The pre-pandemic Global Traffic Scorecard determined that the average U.S. driver spends about two-and-a-half days per year caught in gridlock. Smart cities are tackling congestion with networks of intelligent sensors that pinpoint bottlenecks in heavily traveled areas. Then, networked signals make decisions to improve traffic flow in real-time, diverting drivers or changing the cadence of stoplights.

The smart grid

More than two-thirds of the world’s energy is devoured by cities, which, in turn, create almost three-fourths of the planet’s CO2 emissions. Smart grids rely on a web of smart energy meters and hooked-up appliances to intelligently channel and distribute power where it is needed. Plus, smart grid creates a more sustainable and affordable energy supply.

Smart waste

Before mid-century, experts warn that the world’s cities will generate about three-and-a-half billion tons of trash. Examples of smart waste management include using technology-enabled trash bins that can electronically sense when they’re filling up. Features like built-in compactors increase a bin’s capacity. Plus, since they are online, the containers themselves notify trash haulers only when they need to be emptied, limiting the number of garbage trucks on the street.

Smart urban agriculture

Also called vertical farming, this idea brings crops and food production right into downtown. Computer-run solar-powered mini-farms and greenhouses are built into or atop commercial and industrial buildings. These indoor farms minimize human labor by using precise agricultural sensors, IoT devices, and smart robotics to create a sustainable food supply with a yearlong growing season.

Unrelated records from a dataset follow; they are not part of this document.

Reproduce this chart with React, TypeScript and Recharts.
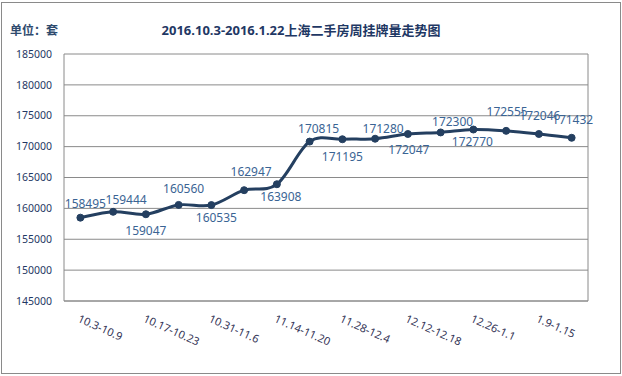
import React from 'react';
import { LineChart, Line, XAxis, YAxis, CartesianGrid, LabelList } from 'recharts';

const weeks = [
  '10.3-10.9', '10.10-10.16', '10.17-10.23', '10.24-10.30',
  '10.31-11.6', '11.7-11.13', '11.14-11.20', '11.21-11.27',
  '11.28-12.4', '12.5-12.11', '12.12-12.18', '12.19-12.25',
  '12.26-1.1', '1.2-1.8', '1.9-1.15', '1.16-1.22',
];
const listings = [
  158495, 159444, 159047, 160560, 160535, 162947, 163908, 170815,
  171195, 171280, 172047, 172300, 172770, 172555, 172046, 171432,
];
const yTicks = [145000, 150000, 155000, 160000, 165000, 170000, 175000, 180000, 185000];
const weekBoundaries = [1, 2, 3, 4, 5, 6, 7, 8, 9, 10, 11, 12, 13, 14, 15];
const titleText = '2016.10.3-2016.1.22上海二手房周挂牌量走势图';
const unitText = '单位：套';

// label nudges (style only): [dx, dy] from each point
const labelNudges: [number, number][] = [
  [5, -14], [13, -12], [0, 16], [5, -16], [5, 12], [7, -19], [4, 12], [9, -13],
  [0, 17], [8, -10], [1, 16], [12, -11], [-1, 12], [1, -19], [1, -18], [1, -18],
];

const data = weeks.map((w, i) => ({ week: w, value: listings[i] }));

const FONT = "'Noto Sans', 'Noto Sans CJK SC', sans-serif";
const LINE_COLOR = '#243F60';
const GRID = '#8a8a8a';

// Excel-like smoothing (Catmull-Rom via Bezier)
const excelSmooth: any = (context: any) => {
  let pts: number[][] = [];
  return {
    areaStart() {},
    areaEnd() {},
    lineStart() { pts = []; },
    point(x: number, y: number) { pts.push([+x, +y]); },
    lineEnd() {
      const n = pts.length;
      if (!n) return;
      context.moveTo(pts[0][0], pts[0][1]);
      for (let i = 0; i < n - 1; i++) {
        const p0 = pts[i - 1] || pts[i];
        const p1 = pts[i];
        const p2 = pts[i + 1];
        const p3 = pts[i + 2] || p2;
        context.bezierCurveTo(
          p1[0] + (p2[0] - p0[0]) / 6, p1[1] + (p2[1] - p0[1]) / 6,
          p2[0] - (p3[0] - p1[0]) / 6, p2[1] - (p3[1] - p1[1]) / 6,
          p2[0], p2[1]
        );
      }
    },
  };
};

const WeekTick = (props: any) => {
  const { x, y, payload } = props;
  return (
    <g transform={`translate(${x},${y})`}>
      <text x={0} y={0} dy="0.75em" transform="rotate(24)" textAnchor="start"
        fill="#333355" fontSize={11} fontFamily={FONT}>
        {payload.value}
      </text>
    </g>
  );
};

const DataLabel = (props: any) => {
  const { x, y, value, index } = props;
  const [dx, dy] = labelNudges[index] || [0, -12];
  return (
    <text x={x + dx} y={y + dy} textAnchor="middle" dominantBaseline="central"
      fill="#3A6494" fontSize={12} fontFamily={FONT}>
      {value}
    </text>
  );
};

export default function App() {
  return (
    <div style={{ position: 'absolute', left: 0, top: 0, width: 622, height: 376, background: '#fff', fontFamily: FONT }}>
      <div style={{ position: 'absolute', left: 1, top: 2, width: 620, height: 372, border: '1px solid #8a8a8a', boxSizing: 'border-box' }} />
      <div style={{ position: 'absolute', left: 10, top: 23, fontSize: 12, lineHeight: '16px', fontWeight: 700, color: '#2F4B6E', whiteSpace: 'nowrap' }}>{unitText}</div>
      <div style={{ position: 'absolute', left: 0, width: 602, top: 22, textAlign: 'center', fontSize: 13, lineHeight: '16px', fontWeight: 700, color: '#1F3864', whiteSpace: 'nowrap' }}>{titleText}</div>
      <div style={{ position: 'absolute', left: 0, top: 0 }}>
        <LineChart width={622} height={376} data={data} margin={{ top: 54, right: 34, bottom: 15, left: 14 }}>
          <CartesianGrid
            stroke={GRID}
            strokeWidth={1}
            verticalCoordinatesGenerator={({ offset }: any) => [offset.left, offset.left + offset.width]}
          />
          <XAxis dataKey="week" scale="band" interval={1} tick={<WeekTick />} tickLine={false} tickSize={0} tickMargin={13}
            axisLine={{ stroke: GRID }} height={60} />
          <XAxis xAxisId="t" type="number" domain={[0, 16]} allowDataOverflow ticks={weekBoundaries}
            mirror orientation="bottom" tick={false} axisLine={false} tickSize={4} tickLine={{ stroke: GRID }} height={0} />
          <YAxis domain={[145000, 185000]} ticks={yTicks} interval={0} axisLine={false} tickLine={false}
            tickSize={6} tickMargin={6} width={50}
            tick={{ fill: '#1F3864', fontSize: 10.5, fontFamily: FONT }} />
          <Line type={excelSmooth} dataKey="value" stroke={LINE_COLOR} strokeWidth={3}
            dot={{ r: 3.5, fill: LINE_COLOR, stroke: LINE_COLOR, strokeWidth: 1 }}
            activeDot={false} isAnimationActive={false}>
            <LabelList dataKey="value" content={<DataLabel />} />
          </Line>
        </LineChart>
      </div>
    </div>
  );
}
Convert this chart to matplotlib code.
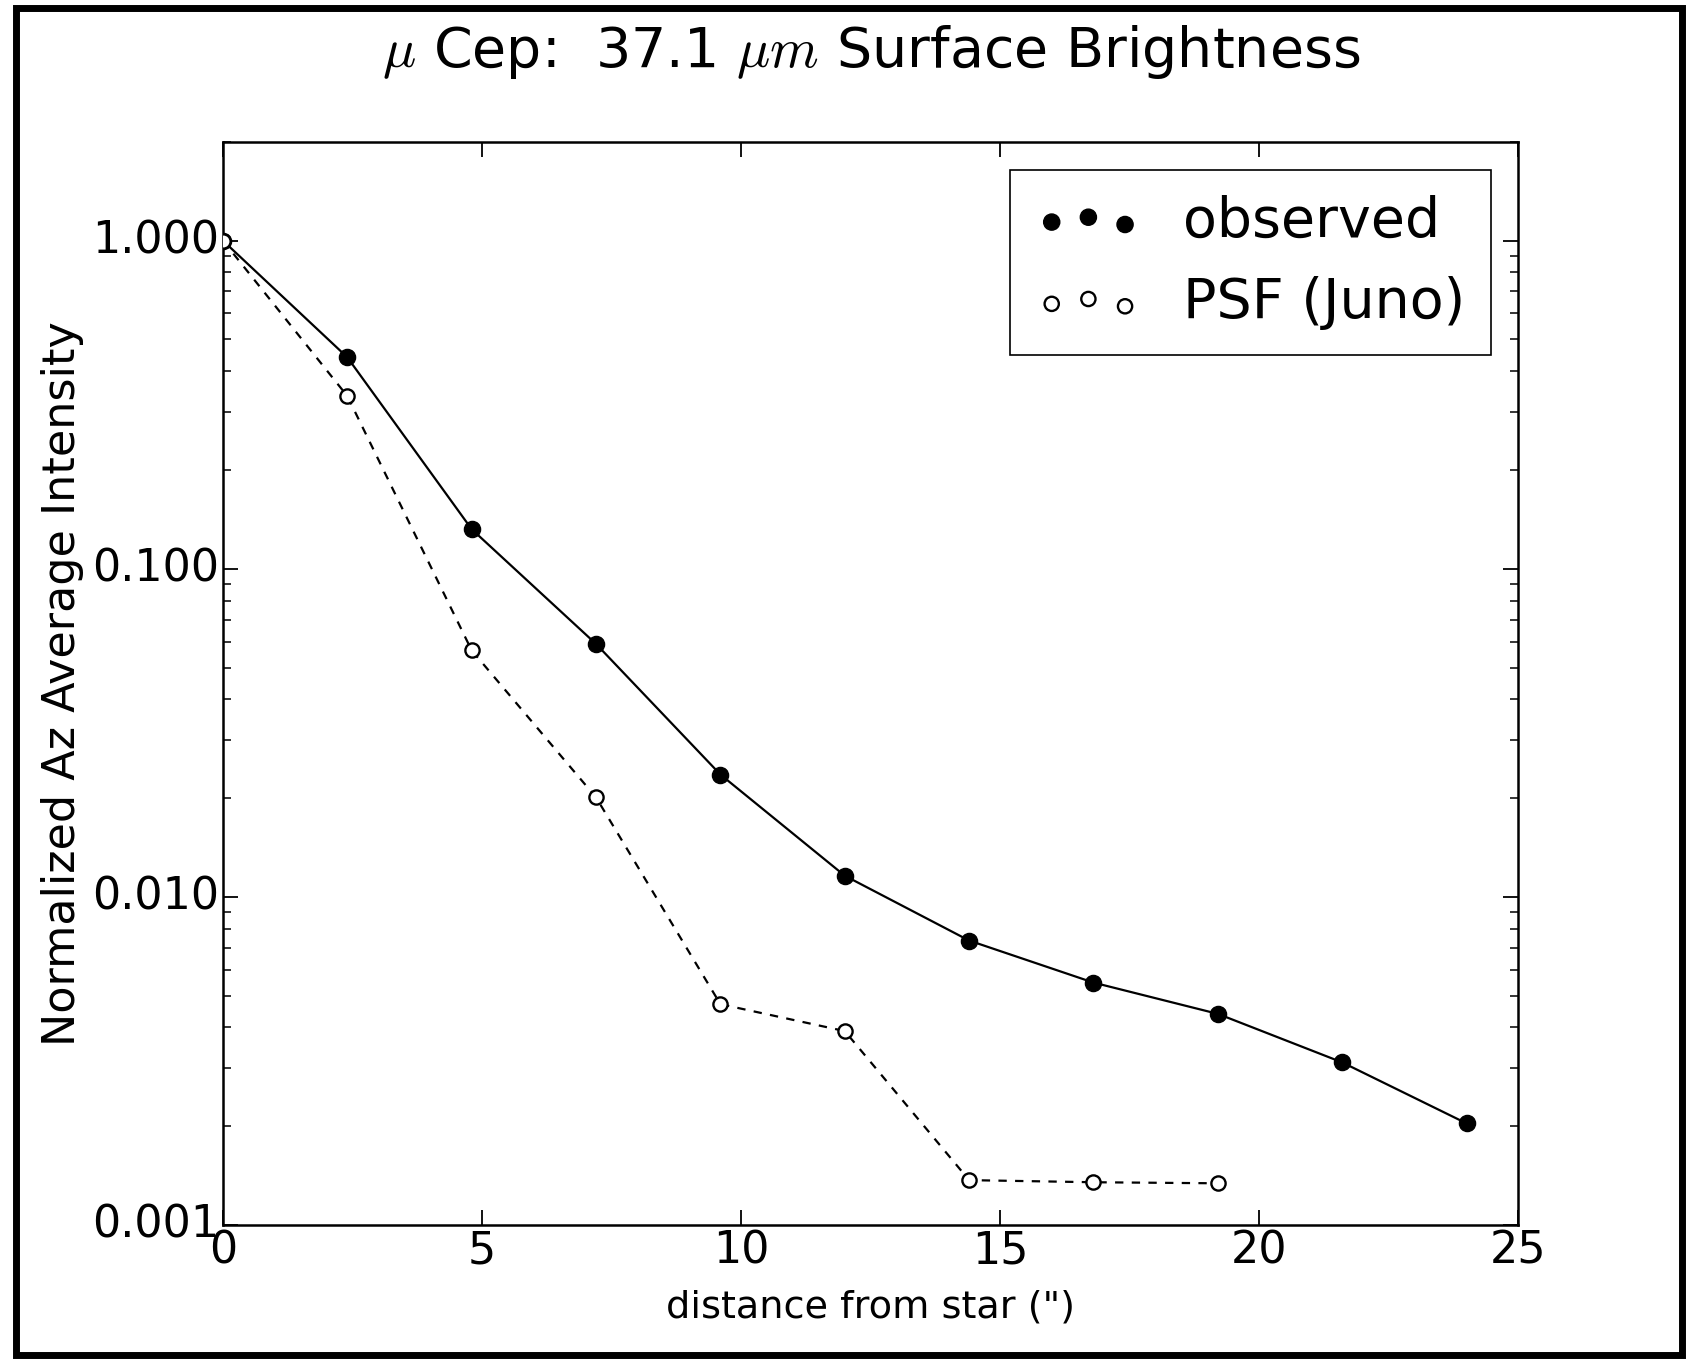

People connected to public services

Thanks to smartphones and app technology, locals can have direct contact with more city services than ever. Smart cities use this interactivity to provide alerts and updates about everything from traffic patterns to weather conditions. App-based input also gives residents a more direct voice in local government decision-making.

A man relaxes outside in a smart city.

Where to find the smartest smart cities

Although they dot the globe, most smart cities are emerging in Europe, Asia, and the United States. Let’s look at a few that are making an impact.


This southeast Asian city-state typically tops every list as the world’s most advanced smart city. Contactless payment systems on their heavily used public transit and virtual doctor’s visits are so routine, they have become the norm. With major buy-in from the business and government sectors, Singapore’s next goal is to create an eco-friendly, zero-vehicle, city-within-the-city.

New York

The Big Apple has powered up new, WiFi-enabled “smart hubs” and public online charging stations have replaced former phone booths. Plus, the city’s car-sharing program and a DOT-run congestion management system have reduced travel times by about ten percent.


Norway’s innovative capital is so serious about reducing emissions, they’ve committed to having only electric vehicles on the road by 2025. Numerous incentives entice drivers to switch, including free parking, lower taxes, and reduced toll prices. Other Oslo initiatives include “recycle and reuse” waste management and the development of green energy resources.


Though it doesn’t exist yet, tech billionaire Marc Lore plans to build this smart city from scratch in the southwestern U.S. desert. Green energy, environmentally friendly architecture, and a drought-resistant water system are all part of the blueprint. Lore envisions a climate-change-proof oasis about the geographic size of Chicago that would eventually be home to five million people.

Final thoughts

The world is transforming, and smart cities are part of that transformation. With governments, businesses, and everyday people quickly embracing IoT and AI technologies, embedding smart systems into the fabric of a city is no longer science fiction. It’s the natural path to building efficient, equitable, healthier places to live, work, and thrive. When we think of “cities of tomorrow,” aren’t those all qualities we want them to have?